Monday, December 27, 2010
Existentialism from Dostoevsky to Sartre
The title of Walter Kaufmann's old gem says it all. Of course, Kaufmann was careful to qualify his title: Dostoevsky was not an Existentialist in any formal sense (but then, who is?); rather, his novella Notes From Underground was the "best introduction to Existentialism" that Kaufmann had ever encountered.
And he was definitely on to something; for Dostoevsky's revolt against scientific and materialistic reductions of human beings to "rational actors" prefigures Sartre's insistence that existence (being-in-itself) does not exhaust human possibilities. "Essence" (being-for-itself) remains a wild-card--even if, for Sartre, that wild-card signifies, at the end of the day, a "useless passion."

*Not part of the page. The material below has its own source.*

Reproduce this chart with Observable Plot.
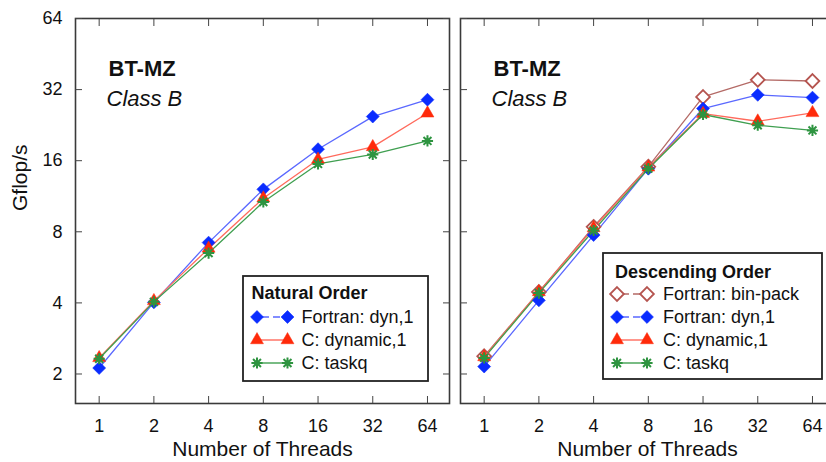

Sartre was himself an interesting amalgam of Dostoevsky and Tolstoy: refusing, like the former, to see the human being reduced to a "rational actor," Sartre likewise refused (in Tolstoyan fashion) to underestimate the human being qua rational actor.
Reading Sartre, one wonders whether George Steiner's formula "Tolstoy or Dostoevsky" ought not to be reinstated in a more inclusive vein: as with Black Liberation theologian James Cone's insistence that to choose between Martin Luther King, Jr. and Malcolm X is to make a choice that is false to the full experience of African American history, so to choose between Tolstoy and Dostoevsky is to make a choice that is false to the full experience of human history more generally.
A small amendment might do the trick: Tolstoy and/or Dostoevsky. Such is the Sartrean legacy to us all.